[BEGIN]

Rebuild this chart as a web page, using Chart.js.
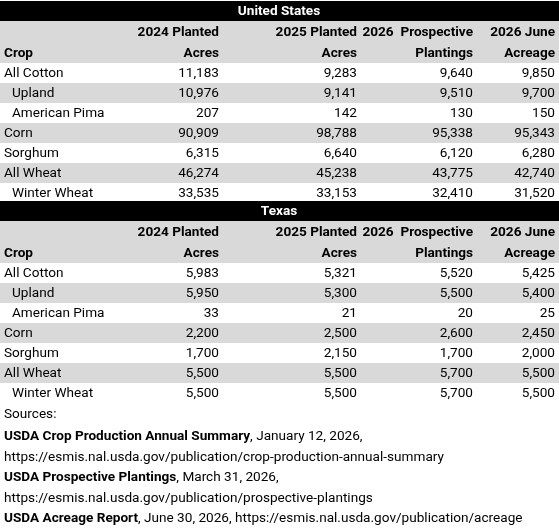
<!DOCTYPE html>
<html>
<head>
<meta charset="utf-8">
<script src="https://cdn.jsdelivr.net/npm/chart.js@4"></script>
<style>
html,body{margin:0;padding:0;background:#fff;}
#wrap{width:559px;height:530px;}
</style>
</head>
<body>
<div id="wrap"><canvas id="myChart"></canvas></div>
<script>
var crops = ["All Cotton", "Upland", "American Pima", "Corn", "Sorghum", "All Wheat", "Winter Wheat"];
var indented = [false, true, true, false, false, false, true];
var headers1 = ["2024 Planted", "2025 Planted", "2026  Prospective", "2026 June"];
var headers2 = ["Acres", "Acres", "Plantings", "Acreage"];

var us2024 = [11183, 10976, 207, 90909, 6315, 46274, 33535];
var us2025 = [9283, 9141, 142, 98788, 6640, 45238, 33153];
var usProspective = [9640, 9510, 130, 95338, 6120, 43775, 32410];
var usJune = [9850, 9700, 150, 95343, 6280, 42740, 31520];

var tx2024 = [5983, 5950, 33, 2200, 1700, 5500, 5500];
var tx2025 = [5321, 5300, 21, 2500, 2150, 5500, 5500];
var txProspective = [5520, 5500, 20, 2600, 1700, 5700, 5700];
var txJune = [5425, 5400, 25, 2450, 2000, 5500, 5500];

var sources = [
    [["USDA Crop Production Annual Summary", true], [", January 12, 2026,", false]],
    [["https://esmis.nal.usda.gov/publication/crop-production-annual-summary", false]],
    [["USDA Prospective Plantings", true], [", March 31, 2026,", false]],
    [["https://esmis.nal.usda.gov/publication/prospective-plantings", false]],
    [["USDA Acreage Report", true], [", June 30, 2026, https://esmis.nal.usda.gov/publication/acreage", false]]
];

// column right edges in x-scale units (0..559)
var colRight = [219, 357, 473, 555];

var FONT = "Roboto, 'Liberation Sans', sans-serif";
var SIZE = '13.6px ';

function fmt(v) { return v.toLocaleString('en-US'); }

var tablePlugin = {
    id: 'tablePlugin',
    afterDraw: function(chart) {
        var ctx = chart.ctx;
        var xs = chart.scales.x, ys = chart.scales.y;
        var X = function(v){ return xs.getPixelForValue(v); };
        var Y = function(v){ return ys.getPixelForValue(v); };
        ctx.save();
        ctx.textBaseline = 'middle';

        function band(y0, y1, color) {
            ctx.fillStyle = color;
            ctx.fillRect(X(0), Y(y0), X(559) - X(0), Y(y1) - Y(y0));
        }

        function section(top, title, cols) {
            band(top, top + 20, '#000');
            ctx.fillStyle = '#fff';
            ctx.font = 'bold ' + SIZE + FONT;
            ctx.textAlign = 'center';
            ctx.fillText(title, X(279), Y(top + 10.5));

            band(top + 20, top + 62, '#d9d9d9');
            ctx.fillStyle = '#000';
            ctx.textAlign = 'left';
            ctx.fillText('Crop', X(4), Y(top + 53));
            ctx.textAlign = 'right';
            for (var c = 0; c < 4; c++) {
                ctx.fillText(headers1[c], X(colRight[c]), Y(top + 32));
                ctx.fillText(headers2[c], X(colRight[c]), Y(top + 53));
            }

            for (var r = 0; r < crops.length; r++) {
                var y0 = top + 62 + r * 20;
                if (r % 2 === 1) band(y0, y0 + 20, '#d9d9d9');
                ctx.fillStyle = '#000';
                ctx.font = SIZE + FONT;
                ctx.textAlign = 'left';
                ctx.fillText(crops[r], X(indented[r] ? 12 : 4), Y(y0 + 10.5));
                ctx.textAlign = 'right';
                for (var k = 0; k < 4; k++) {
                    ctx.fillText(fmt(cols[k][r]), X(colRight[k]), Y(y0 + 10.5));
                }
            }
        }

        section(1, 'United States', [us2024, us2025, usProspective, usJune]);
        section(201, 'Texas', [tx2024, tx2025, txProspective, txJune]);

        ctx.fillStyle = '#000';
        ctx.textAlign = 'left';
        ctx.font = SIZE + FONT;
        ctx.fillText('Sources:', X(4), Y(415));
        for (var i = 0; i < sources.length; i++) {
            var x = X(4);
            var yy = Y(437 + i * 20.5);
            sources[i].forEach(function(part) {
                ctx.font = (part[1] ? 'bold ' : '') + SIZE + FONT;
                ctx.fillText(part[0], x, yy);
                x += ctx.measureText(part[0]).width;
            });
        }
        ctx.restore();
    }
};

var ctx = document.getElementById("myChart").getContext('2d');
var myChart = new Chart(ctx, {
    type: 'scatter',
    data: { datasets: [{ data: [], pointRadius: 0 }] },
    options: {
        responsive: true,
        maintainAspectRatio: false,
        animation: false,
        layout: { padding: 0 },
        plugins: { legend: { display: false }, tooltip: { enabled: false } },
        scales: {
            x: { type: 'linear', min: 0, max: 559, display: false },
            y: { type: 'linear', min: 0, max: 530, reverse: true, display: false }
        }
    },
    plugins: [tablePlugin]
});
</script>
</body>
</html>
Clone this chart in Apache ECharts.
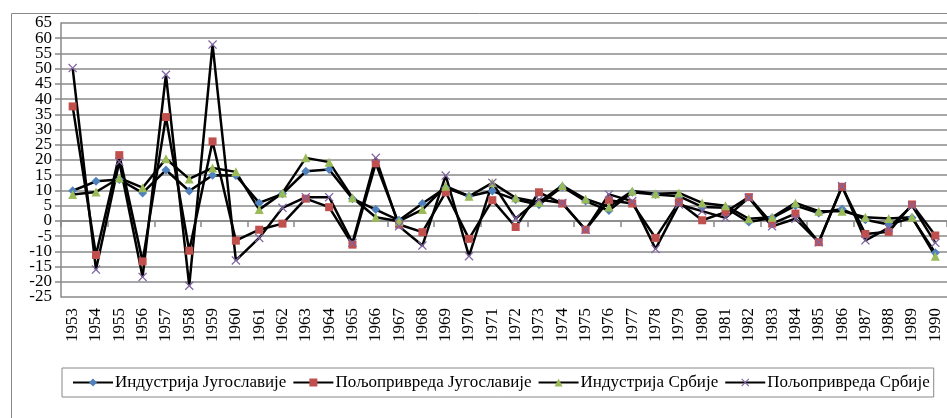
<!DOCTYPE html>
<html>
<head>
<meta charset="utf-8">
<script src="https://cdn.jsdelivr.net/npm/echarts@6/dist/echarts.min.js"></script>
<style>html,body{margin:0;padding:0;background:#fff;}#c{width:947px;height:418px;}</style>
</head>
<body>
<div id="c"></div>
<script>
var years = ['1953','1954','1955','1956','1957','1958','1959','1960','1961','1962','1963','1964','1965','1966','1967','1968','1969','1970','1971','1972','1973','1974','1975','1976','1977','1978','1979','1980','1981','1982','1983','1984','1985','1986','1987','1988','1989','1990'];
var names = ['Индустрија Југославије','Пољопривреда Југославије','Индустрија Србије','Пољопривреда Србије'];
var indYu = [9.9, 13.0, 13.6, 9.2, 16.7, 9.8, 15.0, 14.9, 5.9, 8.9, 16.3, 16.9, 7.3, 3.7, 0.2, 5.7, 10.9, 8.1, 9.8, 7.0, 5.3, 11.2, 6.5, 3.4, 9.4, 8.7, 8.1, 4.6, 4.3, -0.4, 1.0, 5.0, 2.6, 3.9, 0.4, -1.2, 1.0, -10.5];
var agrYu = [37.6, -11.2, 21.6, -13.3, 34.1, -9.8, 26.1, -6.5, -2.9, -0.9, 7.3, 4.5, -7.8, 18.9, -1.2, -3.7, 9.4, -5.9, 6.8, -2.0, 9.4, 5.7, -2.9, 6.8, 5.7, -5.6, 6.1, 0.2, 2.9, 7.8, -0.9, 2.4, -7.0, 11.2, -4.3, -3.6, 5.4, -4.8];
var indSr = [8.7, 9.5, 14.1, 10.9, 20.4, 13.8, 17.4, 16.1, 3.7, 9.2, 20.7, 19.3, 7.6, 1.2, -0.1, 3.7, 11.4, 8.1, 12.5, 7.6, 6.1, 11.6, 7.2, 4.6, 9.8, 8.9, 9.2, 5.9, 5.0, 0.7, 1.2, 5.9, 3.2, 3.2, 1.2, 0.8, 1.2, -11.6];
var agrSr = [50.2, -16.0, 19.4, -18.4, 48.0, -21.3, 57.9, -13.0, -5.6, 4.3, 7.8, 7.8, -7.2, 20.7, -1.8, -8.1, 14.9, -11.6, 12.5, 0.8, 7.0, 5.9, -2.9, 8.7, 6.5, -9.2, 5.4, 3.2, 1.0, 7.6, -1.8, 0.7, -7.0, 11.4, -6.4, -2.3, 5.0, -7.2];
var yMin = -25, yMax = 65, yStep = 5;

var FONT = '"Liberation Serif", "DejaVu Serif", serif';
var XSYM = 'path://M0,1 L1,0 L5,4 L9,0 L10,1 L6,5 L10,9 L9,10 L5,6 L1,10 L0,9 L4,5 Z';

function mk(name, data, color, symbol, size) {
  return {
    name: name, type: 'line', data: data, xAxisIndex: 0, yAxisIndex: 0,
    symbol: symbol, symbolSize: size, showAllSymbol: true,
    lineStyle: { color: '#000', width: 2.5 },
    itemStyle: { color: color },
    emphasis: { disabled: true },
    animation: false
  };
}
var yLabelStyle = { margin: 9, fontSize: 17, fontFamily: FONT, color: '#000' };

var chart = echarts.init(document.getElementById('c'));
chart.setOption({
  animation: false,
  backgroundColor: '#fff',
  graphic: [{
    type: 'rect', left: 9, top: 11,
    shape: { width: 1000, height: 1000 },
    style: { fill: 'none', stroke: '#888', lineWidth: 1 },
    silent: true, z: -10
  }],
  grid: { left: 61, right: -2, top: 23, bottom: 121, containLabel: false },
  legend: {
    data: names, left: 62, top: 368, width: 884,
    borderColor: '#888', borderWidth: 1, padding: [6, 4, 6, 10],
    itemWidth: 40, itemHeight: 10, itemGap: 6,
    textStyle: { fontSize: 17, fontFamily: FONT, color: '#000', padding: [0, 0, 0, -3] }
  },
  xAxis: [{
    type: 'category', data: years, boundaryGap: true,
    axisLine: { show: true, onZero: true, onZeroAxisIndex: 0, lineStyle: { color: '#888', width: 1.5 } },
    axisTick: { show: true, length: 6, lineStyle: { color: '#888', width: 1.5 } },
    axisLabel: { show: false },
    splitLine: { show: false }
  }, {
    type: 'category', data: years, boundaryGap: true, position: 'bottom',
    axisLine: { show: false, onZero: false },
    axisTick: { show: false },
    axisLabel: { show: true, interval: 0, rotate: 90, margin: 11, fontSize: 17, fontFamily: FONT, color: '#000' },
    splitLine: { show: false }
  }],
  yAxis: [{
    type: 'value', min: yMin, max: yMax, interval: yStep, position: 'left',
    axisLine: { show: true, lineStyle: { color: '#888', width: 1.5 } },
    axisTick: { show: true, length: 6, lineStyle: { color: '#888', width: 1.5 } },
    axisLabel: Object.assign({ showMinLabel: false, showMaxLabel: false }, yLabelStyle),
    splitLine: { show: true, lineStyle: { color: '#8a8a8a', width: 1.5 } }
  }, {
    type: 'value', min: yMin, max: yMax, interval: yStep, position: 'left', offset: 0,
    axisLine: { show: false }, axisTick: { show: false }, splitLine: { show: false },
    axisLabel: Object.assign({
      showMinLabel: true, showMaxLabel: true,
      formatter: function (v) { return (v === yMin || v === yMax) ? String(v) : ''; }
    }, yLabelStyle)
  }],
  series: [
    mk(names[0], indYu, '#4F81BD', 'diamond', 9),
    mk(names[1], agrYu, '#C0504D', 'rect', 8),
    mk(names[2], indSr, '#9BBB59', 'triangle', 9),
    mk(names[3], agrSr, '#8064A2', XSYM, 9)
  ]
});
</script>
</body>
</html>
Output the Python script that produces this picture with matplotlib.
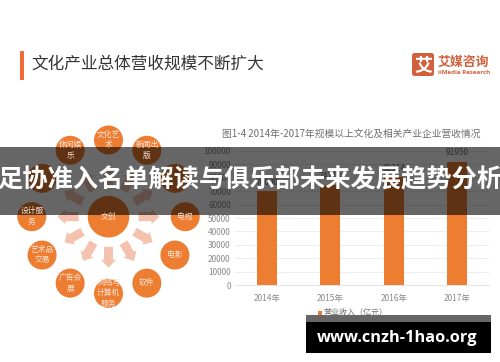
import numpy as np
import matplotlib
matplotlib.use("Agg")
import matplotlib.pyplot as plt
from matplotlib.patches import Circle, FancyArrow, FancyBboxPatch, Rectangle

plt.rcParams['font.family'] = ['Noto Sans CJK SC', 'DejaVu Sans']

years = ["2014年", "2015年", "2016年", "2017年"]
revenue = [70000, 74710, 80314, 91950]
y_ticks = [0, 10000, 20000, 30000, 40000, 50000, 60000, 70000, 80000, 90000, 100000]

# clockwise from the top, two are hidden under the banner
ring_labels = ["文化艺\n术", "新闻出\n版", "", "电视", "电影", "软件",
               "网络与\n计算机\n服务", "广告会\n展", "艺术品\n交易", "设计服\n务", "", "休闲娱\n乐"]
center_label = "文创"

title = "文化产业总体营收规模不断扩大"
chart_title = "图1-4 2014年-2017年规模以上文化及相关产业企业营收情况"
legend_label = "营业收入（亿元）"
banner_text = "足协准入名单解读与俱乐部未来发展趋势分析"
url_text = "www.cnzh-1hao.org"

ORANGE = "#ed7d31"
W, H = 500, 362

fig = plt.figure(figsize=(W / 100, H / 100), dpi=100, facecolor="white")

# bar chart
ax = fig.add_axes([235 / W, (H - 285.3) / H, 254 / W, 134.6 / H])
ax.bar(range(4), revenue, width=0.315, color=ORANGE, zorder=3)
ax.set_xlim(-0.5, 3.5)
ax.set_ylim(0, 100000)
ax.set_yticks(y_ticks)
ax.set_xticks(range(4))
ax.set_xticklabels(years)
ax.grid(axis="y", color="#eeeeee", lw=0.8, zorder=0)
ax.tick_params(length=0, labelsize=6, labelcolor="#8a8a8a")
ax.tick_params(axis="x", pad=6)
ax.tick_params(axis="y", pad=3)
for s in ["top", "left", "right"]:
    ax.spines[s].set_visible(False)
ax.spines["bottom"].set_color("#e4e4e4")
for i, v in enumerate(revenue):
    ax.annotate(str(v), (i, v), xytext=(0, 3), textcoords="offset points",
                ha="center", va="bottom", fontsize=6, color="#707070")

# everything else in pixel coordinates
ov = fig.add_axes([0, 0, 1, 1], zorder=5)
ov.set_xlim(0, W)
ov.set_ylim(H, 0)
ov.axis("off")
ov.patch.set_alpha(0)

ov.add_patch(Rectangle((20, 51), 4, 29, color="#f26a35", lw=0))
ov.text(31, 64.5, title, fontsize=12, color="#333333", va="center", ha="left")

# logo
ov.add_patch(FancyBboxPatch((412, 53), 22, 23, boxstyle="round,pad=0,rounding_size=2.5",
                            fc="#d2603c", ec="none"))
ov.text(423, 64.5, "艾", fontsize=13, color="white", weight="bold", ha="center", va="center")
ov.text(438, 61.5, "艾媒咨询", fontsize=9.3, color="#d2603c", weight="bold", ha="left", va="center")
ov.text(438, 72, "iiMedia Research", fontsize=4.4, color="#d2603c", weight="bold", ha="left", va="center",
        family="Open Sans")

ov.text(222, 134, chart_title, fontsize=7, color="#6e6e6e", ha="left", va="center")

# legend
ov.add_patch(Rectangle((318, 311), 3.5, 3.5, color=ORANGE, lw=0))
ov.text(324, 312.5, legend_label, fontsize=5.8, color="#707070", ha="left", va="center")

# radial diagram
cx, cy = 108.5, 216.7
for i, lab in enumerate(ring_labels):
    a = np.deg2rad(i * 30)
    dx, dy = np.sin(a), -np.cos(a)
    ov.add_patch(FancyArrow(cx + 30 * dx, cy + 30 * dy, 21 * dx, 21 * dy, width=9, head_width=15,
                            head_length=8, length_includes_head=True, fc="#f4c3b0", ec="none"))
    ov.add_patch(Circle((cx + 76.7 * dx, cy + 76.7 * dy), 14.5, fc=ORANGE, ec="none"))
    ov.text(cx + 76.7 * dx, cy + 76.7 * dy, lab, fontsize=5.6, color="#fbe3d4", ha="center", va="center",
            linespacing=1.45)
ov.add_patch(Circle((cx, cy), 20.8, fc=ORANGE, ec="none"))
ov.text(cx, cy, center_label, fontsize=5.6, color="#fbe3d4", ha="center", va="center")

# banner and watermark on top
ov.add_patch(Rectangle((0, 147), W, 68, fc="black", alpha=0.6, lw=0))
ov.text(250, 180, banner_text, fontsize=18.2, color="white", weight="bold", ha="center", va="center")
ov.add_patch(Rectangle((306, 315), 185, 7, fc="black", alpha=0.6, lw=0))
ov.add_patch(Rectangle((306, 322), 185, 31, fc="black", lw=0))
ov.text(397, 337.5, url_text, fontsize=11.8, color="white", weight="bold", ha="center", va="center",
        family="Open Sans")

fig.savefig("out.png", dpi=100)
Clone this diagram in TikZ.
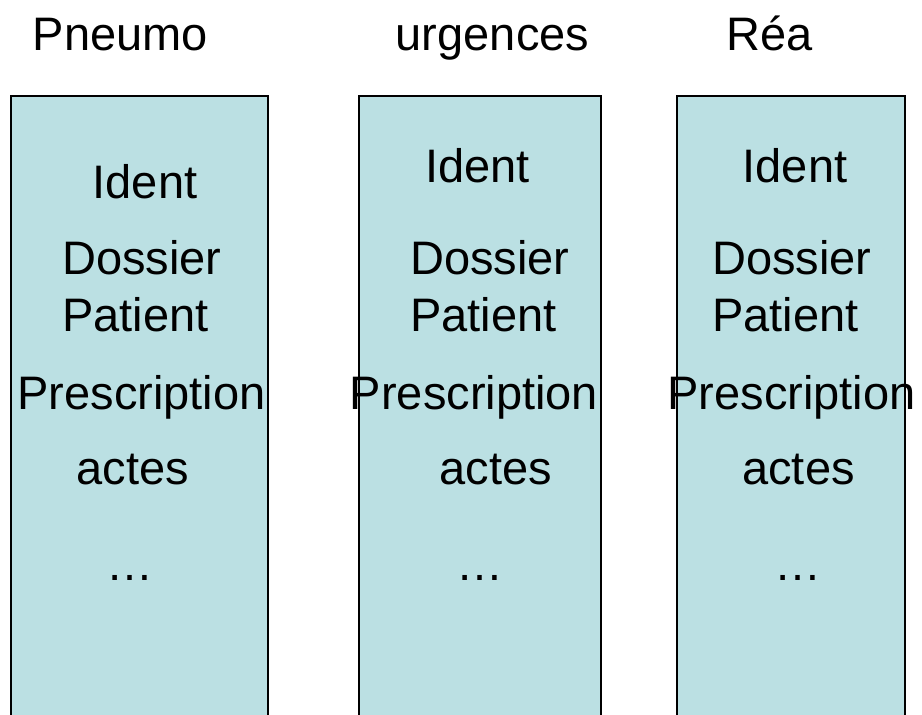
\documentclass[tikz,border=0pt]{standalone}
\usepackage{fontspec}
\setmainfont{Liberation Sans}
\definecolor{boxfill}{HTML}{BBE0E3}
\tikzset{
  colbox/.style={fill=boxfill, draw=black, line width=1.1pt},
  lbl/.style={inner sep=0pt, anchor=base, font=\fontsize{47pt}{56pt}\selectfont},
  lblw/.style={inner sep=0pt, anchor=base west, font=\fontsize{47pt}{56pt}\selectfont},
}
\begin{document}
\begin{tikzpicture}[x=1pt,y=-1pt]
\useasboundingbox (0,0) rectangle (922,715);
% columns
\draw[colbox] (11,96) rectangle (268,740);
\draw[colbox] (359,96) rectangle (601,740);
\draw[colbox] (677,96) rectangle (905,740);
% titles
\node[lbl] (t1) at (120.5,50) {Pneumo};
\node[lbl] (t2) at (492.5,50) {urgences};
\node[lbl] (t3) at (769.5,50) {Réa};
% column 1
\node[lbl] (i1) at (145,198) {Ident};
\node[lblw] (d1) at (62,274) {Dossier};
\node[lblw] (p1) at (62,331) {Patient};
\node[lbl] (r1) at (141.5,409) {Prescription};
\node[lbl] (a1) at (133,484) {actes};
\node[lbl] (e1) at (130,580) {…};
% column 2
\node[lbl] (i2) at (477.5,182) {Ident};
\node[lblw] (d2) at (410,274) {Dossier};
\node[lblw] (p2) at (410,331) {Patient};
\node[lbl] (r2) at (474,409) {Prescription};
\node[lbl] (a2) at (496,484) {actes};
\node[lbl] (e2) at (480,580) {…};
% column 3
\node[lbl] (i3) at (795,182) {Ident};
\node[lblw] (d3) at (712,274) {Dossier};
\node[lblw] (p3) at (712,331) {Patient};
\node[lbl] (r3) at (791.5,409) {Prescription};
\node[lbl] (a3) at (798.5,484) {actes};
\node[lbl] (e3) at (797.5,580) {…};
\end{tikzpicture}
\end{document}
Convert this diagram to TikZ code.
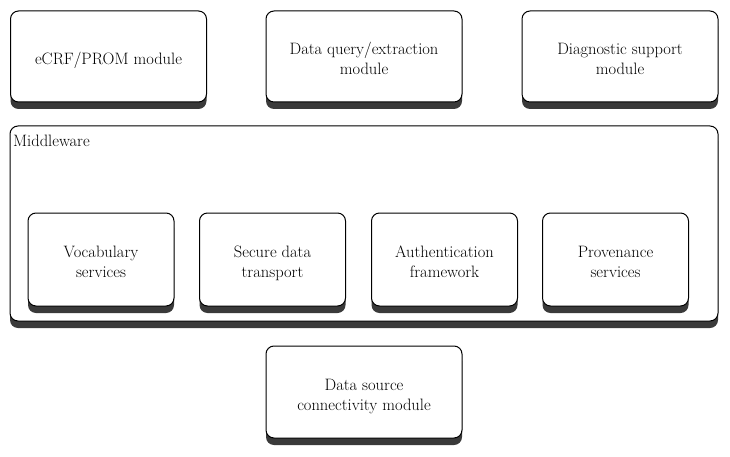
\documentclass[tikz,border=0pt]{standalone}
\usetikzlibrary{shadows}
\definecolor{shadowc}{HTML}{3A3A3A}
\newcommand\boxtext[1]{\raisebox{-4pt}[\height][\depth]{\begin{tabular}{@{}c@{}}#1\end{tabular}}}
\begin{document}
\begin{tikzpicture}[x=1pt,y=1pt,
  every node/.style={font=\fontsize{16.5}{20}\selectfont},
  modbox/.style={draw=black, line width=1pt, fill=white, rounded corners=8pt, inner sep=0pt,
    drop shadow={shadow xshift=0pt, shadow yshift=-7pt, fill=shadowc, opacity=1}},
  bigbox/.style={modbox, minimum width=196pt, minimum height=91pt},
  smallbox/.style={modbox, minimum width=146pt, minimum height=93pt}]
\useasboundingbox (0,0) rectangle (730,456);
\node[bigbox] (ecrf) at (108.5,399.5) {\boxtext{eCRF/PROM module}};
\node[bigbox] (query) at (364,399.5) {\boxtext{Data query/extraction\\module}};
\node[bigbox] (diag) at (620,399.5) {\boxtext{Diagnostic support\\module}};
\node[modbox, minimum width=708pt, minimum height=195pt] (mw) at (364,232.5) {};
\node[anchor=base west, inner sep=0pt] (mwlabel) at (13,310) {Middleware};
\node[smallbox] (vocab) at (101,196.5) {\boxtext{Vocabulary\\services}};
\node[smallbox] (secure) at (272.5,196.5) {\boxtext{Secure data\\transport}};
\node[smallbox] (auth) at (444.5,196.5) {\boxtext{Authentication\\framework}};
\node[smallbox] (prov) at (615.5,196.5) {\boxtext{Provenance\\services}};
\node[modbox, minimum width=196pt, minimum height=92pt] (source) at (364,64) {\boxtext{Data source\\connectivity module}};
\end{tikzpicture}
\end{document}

[END]

- _Aim_:
Leave out the pictures and quote exactly the lines from the one where "Output the Python" appears to the one where "fig = plt.figure(figsize=(W" appears, both ends counted.

- _Output for this exercise_:
Output the Python script that produces this picture with matplotlib.
import numpy as np
import matplotlib
matplotlib.use("Agg")
import matplotlib.pyplot as plt
from matplotlib.patches import Circle, FancyArrow, FancyBboxPatch, Rectangle

plt.rcParams['font.family'] = ['Noto Sans CJK SC', 'DejaVu Sans']

years = ["2014年", "2015年", "2016年", "2017年"]
revenue = [70000, 74710, 80314, 91950]
y_ticks = [0, 10000, 20000, 30000, 40000, 50000, 60000, 70000, 80000, 90000, 100000]

# clockwise from the top, two are hidden under the banner
ring_labels = ["文化艺\n术", "新闻出\n版", "", "电视", "电影", "软件",
               "网络与\n计算机\n服务", "广告会\n展", "艺术品\n交易", "设计服\n务", "", "休闲娱\n乐"]
center_label = "文创"

title = "文化产业总体营收规模不断扩大"
chart_title = "图1-4 2014年-2017年规模以上文化及相关产业企业营收情况"
legend_label = "营业收入（亿元）"
banner_text = "足协准入名单解读与俱乐部未来发展趋势分析"
url_text = "www.cnzh-1hao.org"

ORANGE = "#ed7d31"
W, H = 500, 362

fig = plt.figure(figsize=(W / 100, H / 100), dpi=100, facecolor="white")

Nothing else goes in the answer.